I work in this field a good bit, and you’re largely correct. That’s a great analogy of trying to remove salt from a stew. The only issue with that analogy is that that’s technically possible still by distilling the stew and recovering the salt. Even though it would destroy the stew.

At the point that pii data is in the model, it’s fully baked. It’d be like trying to get the eggs out of a baked cake. The chemical composition has changed into something else completely.

That’s how building a model works today. Like baking a cake.

I’m order to remove or even identify pii data in ML models or LLMs today, we’d need a whole new way of baking a cake that would keep the eggs separate from the cake until just before you tried to take a bite out of it. The tools today don’t allow you to do anything like that. They bake you a complete cake.

Fushuan [he/him]@lemm.ee · 2 years ago

Something to take in mind is that yes, they would need to retrain the models from zero, but if they did it in any kind of basic decent method they should have backups and versions of the data they used to train and they would need to retrain everything with a subset of the original data. Then, the optimizations they have already applied to the system should be able to be reapplied in the same manner and the product should be somewhat similar. Another thing would be to design a de training process, where you generate an input from the “must be deleted” input that when trained acts as some sort of “negative input” and the model ends up in the same place it would have ended up if it were not trained with the “must be deleted” data.

I bet you that if governments act harsh enough tech companies will develop some sort of “negative training”.

In the end this is a solvable math optimization problem, what input do I need to feed the already trained model for it to become the equivalent model it would be if trained without the requested data.

We could even create an ML model that computes a “good enough negative input” from several examples, since testing the quality of the results is quite simple, and we can train it with several trained model examples.
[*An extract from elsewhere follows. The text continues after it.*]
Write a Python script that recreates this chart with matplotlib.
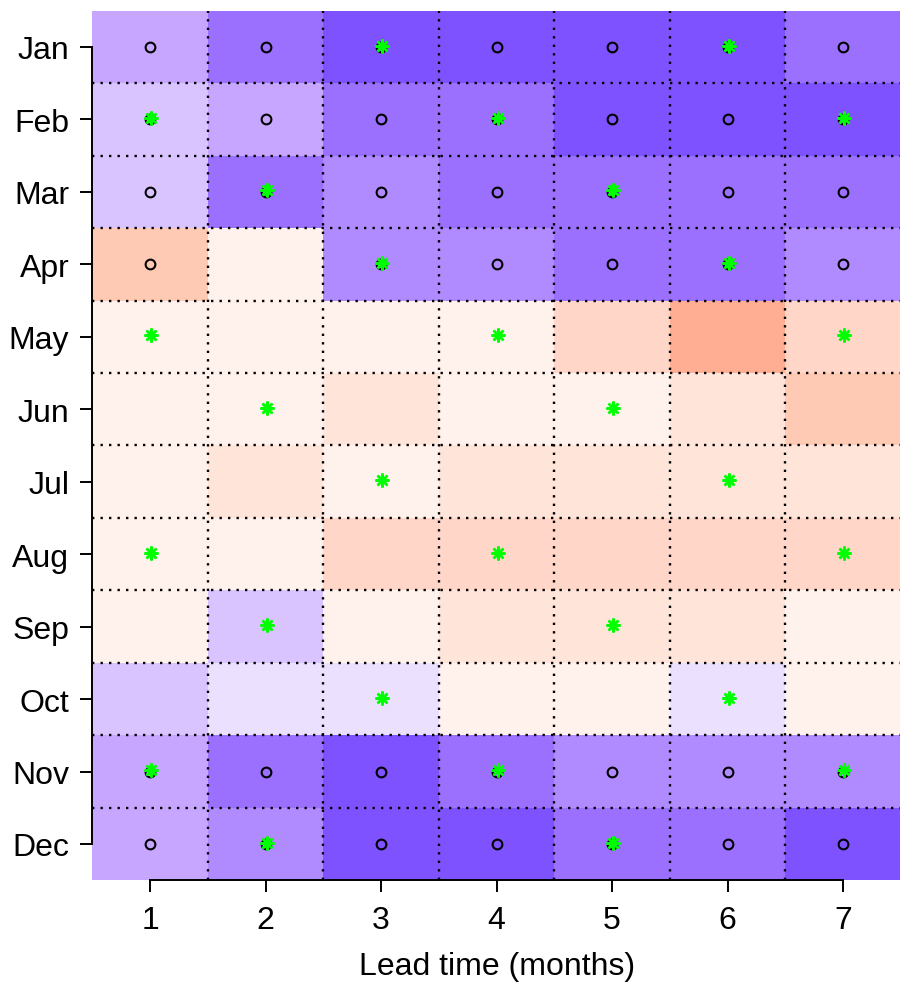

This model would be fed with a base model, some input data and another base model trained without that data.

All in all, AI companies will tell you that this is very hard because they would essentially be investing hours and development to create a tool that makes their model worse instead of better, so expect a lot of pushback.

Zeth0s@lemmy.world · edit-2 2 years ago

It’s actually a pretty normal thing in law. Laws are created with common sense in mind and compromises.
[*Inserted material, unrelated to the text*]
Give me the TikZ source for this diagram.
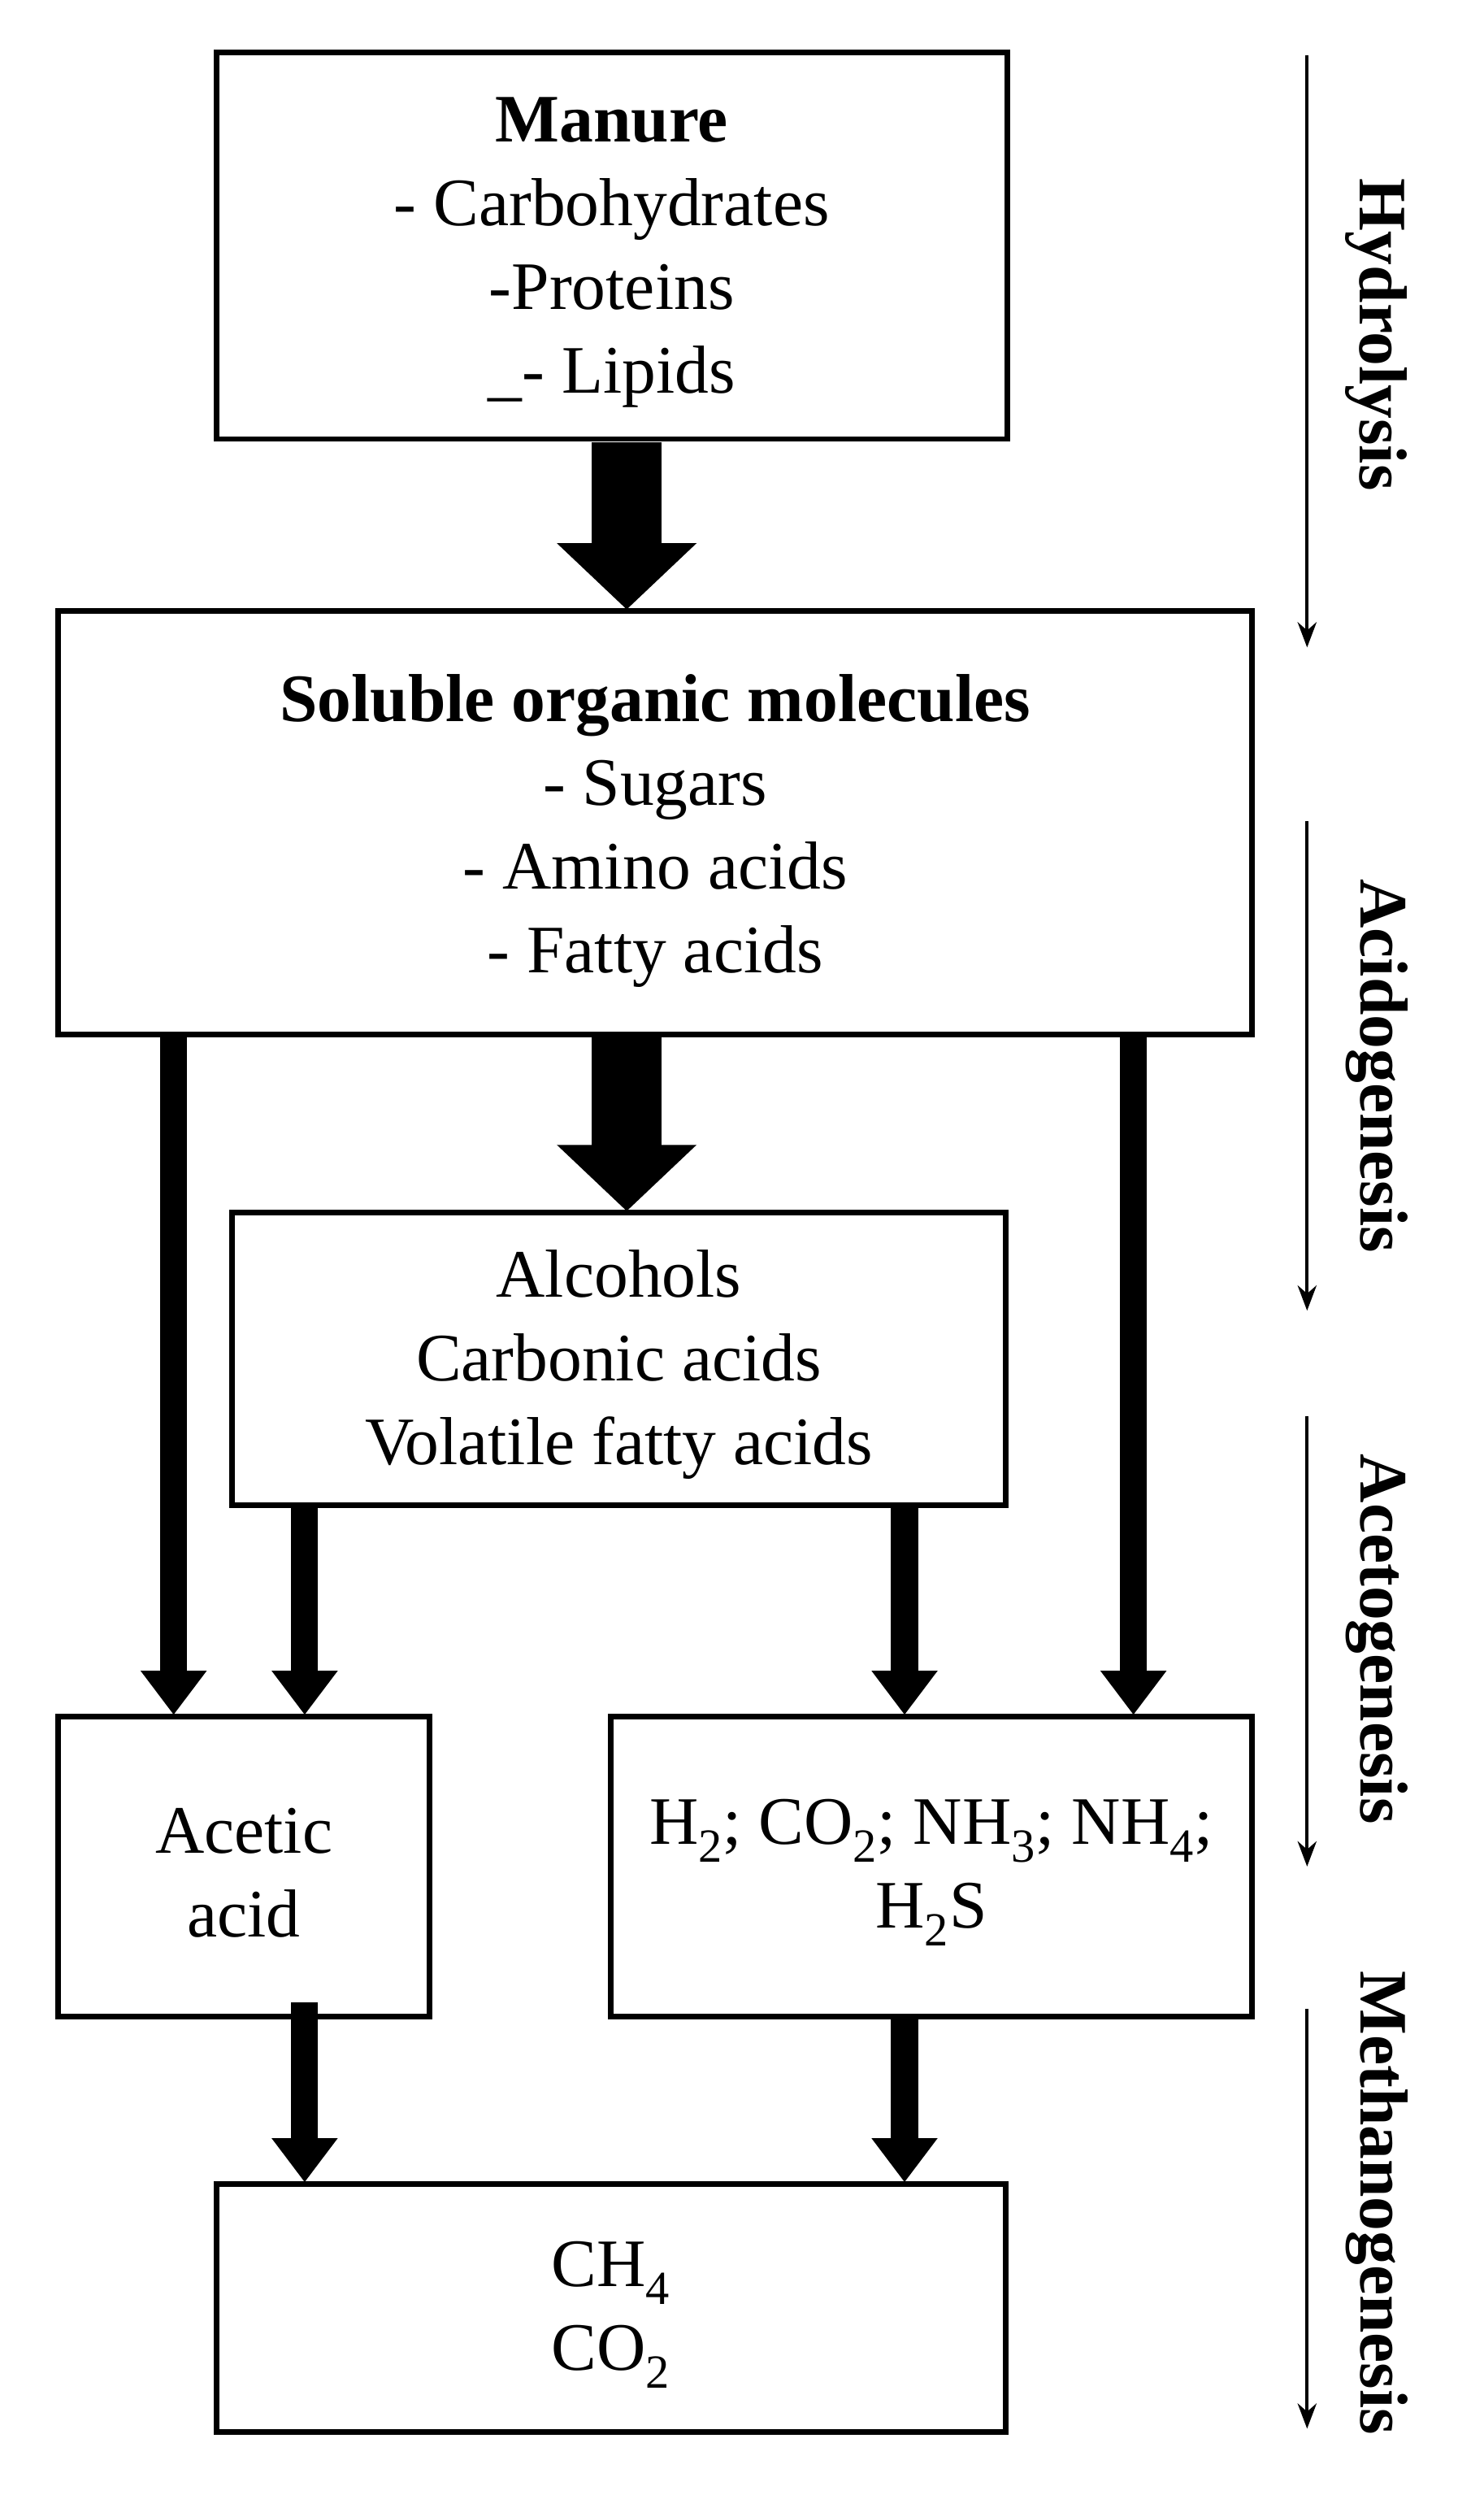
\documentclass[tikz,border=0pt]{standalone}
\usepackage{fontspec}
\setmainfont{Liberation Serif}
\usetikzlibrary{arrows.meta}
\newcommand{\sbx}[1]{\textsubscript{#1}}
\begin{document}
\begin{tikzpicture}[x=1pt,y=-1pt,
  box/.style={draw,line width=3.5pt,inner sep=0pt},
  txt/.style={align=center,font=\fontsize{43}{53}\selectfont},
  fat/.style={line width=44pt,-{Triangle[width=86pt,length=42pt]}},
  mid/.style={line width=17pt,-{Triangle[width=40pt,length=28pt]}},
  side/.style={line width=2pt,-{Stealth[width=12pt,length=16pt]}},
  lab/.style={rotate=-90,font=\fontsize{43}{48}\selectfont\bfseries}]
\useasboundingbox (0,0) rectangle (940,1580);
\node[box,minimum width=501pt,minimum height=245pt] (man) at (387.5,155.5) {};
\node[txt] (mant) at (387.5,160) {\textbf{Manure}\\- Carbohydrates\\-Proteins\\\_- Lipids};
\node[box,minimum width=756pt,minimum height=268pt] (sol) at (415,521) {};
\node[txt] (solt) at (415,526) {\textbf{Soluble organic molecules}\\- Sugars\\- Amino acids\\- Fatty acids};
\node[box,minimum width=490pt,minimum height=185pt] (alc) at (392,860.5) {};
\node[txt] (alct) at (392,864) {Alcohols\\Carbonic acids\\Volatile fatty acids};
\node[box,minimum width=235pt,minimum height=190pt] (ace) at (154.5,1182) {};
\node[txt] (acet) at (154.5,1186) {Acetic\\acid};
\node[box,minimum width=406pt,minimum height=190pt] (gas) at (590,1182) {};
\node[txt] (gast) at (590,1186) {H\sbx{2}; CO\sbx{2}; NH\sbx{3}; NH\sbx{4};\\H\sbx{2}S};
\node[box,minimum width=500pt,minimum height=157pt] (ch) at (387,1461.5) {};
\node[txt] (cht) at (387,1466) {CH\sbx{4}\\CO\sbx{2}};
\coordinate (a1) at (397,280); \coordinate (a2) at (397,386);
\draw[fat] (a1) -- (a2);
\coordinate (b1) at (397,657); \coordinate (b2) at (397,767);
\draw[fat] (b1) -- (b2);
\foreach \n/\x/\ya/\yb in {c/110/655/1086,d/193/955/1086,e/573/955/1086,f/718/657/1086,g/193/1268/1382,h/573/1279/1382}{
  \coordinate (\n1) at (\x,\ya); \coordinate (\n2) at (\x,\yb);
  \draw[mid] (\n1) -- (\n2);}
\foreach \n/\ya/\yb in {h/35/410,ac/520/830,at/897/1182,m/1272/1538}{
  \coordinate (s\n1) at (828,\ya); \coordinate (s\n2) at (828,\yb);
  \draw[side] (s\n1) -- (s\n2);}
\node[lab] (l1) at (872,212) {Hydrolysis};
\node[lab] (l2) at (872,675) {Acidogenesis};
\node[lab] (l3) at (872,1038) {Acetogenesis};
\node[lab] (l4) at (872,1395) {Methanogenesis};
\end{tikzpicture}
\end{document}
Currently EU laws do not cover generative AI. Now EU needs to decide how to deal with it. If consider it as a “lossy compressed database”, trying to enforce a variation of gdpr with added fuzziness, or do something else

Alien Nathan Edward@lemm.ee · 2 years ago

I just saw an article that said that ISPs are trying to whine their way out of listing the fees they charge because it’s too hard. Which is wild because they certainly know what I owe them after I sign the contract, but somehow it’s just impossible for them to determine right up until the moment that I’m obligated to pay it.
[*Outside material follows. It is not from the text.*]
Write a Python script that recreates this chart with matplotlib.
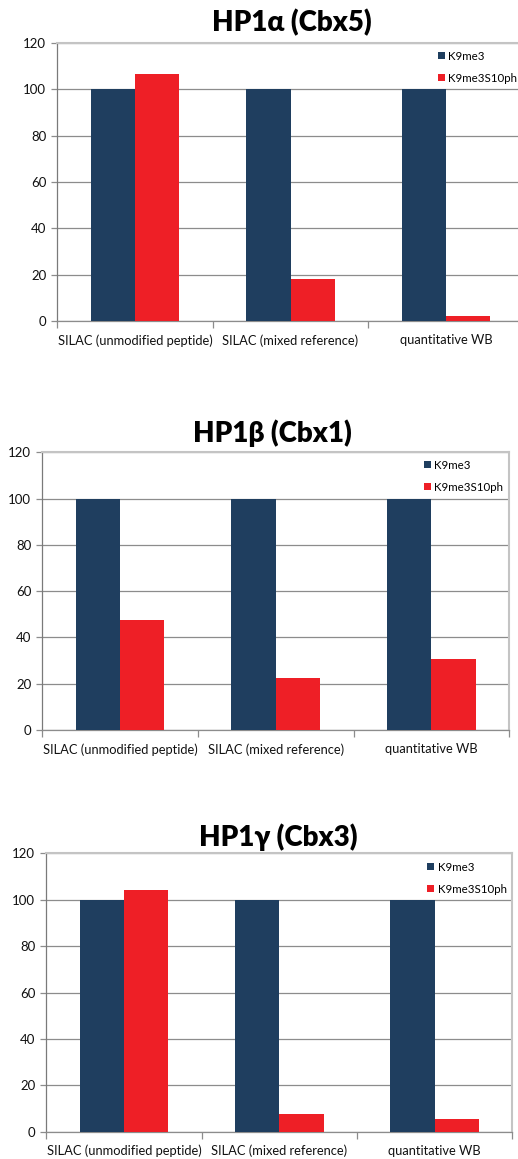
import matplotlib
matplotlib.use("Agg")
import matplotlib.pyplot as plt
from matplotlib.patches import Patch
import numpy as np

plt.rcParams['font.family'] = ['Lato', 'DejaVu Sans']

categories = ["SILAC (unmodified peptide)", "SILAC (mixed reference)", "quantitative WB"]
series_names = ["K9me3", "K9me3S10ph"]
titles = ["HP1\u03b1 (Cbx5)", "HP1\u03b2 (Cbx1)", "HP1\u03b3 (Cbx3)"]

k9me3_a = [100, 100, 100]
k9me3s10ph_a = [106.7, 18.3, 2.2]
k9me3_b = [100, 100, 100]
k9me3s10ph_b = [47.5, 22.5, 30.5]
k9me3_g = [100, 100, 100]
k9me3s10ph_g = [104, 7.6, 5.3]

yticks = [0, 20, 40, 60, 80, 100, 120]

NAVY = "#1F3E5F"
RED = "#EE1F26"
GRID = "#8C8C8C"
FRAME = "#C4C4C4"

W, H = 518, 1159
fig = plt.figure(figsize=(W / 100, H / 100), dpi=100)

# panel geometry in pixels: left, bottom(y of zero line), width, height,
# title centre x/y, legend handle x/y
panels = [
    (57.3, 321.0, 466.5, 278.0, 292.0, 23.0, 438.0, 53.0),
    (42.3, 730.0, 467.0, 277.7, 272.7, 433.0, 424.0, 462.0),
    (46.3, 1131.7, 466.0, 278.4, 278.0, 836.7, 427.7, 864.0),
]
data = [(k9me3_a, k9me3s10ph_a), (k9me3_b, k9me3s10ph_b), (k9me3_g, k9me3s10ph_g)]

bw = 0.285
x = np.arange(len(categories))

for (lx, by, pw, ph, tx, ty, legx, legy), (s1, s2), title in zip(panels, data, titles):
    ax = fig.add_axes([lx / W, 1 - by / H, pw / W, ph / H])
    ax.bar(x - bw / 2, s1, bw, color=NAVY, zorder=3)
    ax.bar(x + bw / 2, s2, bw, color=RED, zorder=3)
    ax.set_xlim(-0.5, 2.5)
    ax.set_ylim(0, 120)
    ax.set_yticks(yticks)
    ax.set_yticklabels([str(v) for v in yticks])
    ax.yaxis.grid(True, color=GRID, lw=0.9, zorder=0)
    ax.set_axisbelow(True)

    ax.set_xticks(x)
    ax.set_xticklabels(categories)
    ax.set_xticks(np.arange(-0.5, 3.0, 1.0), minor=True)
    ax.tick_params(axis='x', which='major', length=0, pad=9.5, labelsize=9.3, labelcolor="#111111")
    ax.tick_params(axis='x', which='minor', length=5, color=GRID, width=0.9)
    ax.tick_params(axis='y', length=4, color=GRID, width=0.9, pad=4, labelsize=9.5, labelcolor="#111111")

    ax.spines['left'].set_color("#7A7A7A")
    ax.spines['left'].set_linewidth(0.9)
    ax.spines['bottom'].set_color(GRID)
    ax.spines['bottom'].set_linewidth(0.9)
    ax.spines['top'].set_color(FRAME)
    ax.spines['top'].set_linewidth(1.5)
    ax.spines['right'].set_color(FRAME)
    ax.spines['right'].set_linewidth(1.5)

    fig.text(tx / W, 1 - ty / H, title, ha='center', va='center',
             fontsize=20, fontweight='heavy', color="#000000")

    handles = [Patch(facecolor=NAVY, label=series_names[0]),
               Patch(facecolor=RED, label=series_names[1])]
    ax.legend(handles=handles, loc='upper left',
              bbox_to_anchor=((legx - 6) / W, 1 - (legy - 8) / H),
              bbox_transform=fig.transFigure, frameon=False,
              fontsize=8.3, handlelength=0.6, handleheight=0.6,
              handletextpad=0.3, labelspacing=0.95, borderpad=0)

fig.savefig("out.png", dpi=100, facecolor="white")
garyyo@lemmy.world · 2 years ago

Always has been. The laws are there to incentivize good behavior, but when the cost of complying is larger than the projected cost of not complying they will ignore it and deal with the consequences. For us regular folk we generally can’t afford to not comply (except for all the low stakes laws that you break on a day to day basis), but when you have money to burn and a lot is at stake, the decision becomes more complicated.

The tech part of that is that we don’t really even know if removing data from these sorts of model is possible in the first place. The only way to remove it is to throw away the old one and make a new one (aka retraining the model) without the offending data. This is similar to how you can’t get a person to forget something without some really drastic measures, even then how do you know they forgot it, that information may still be used to inform their decisions, they might just not be aware of it or feign ignorance. Only real way to be sure is to scrap the person. Given how insanely costly it can be to retrain a model, the laws start looking like “necessary operating costs” instead of absolute rules.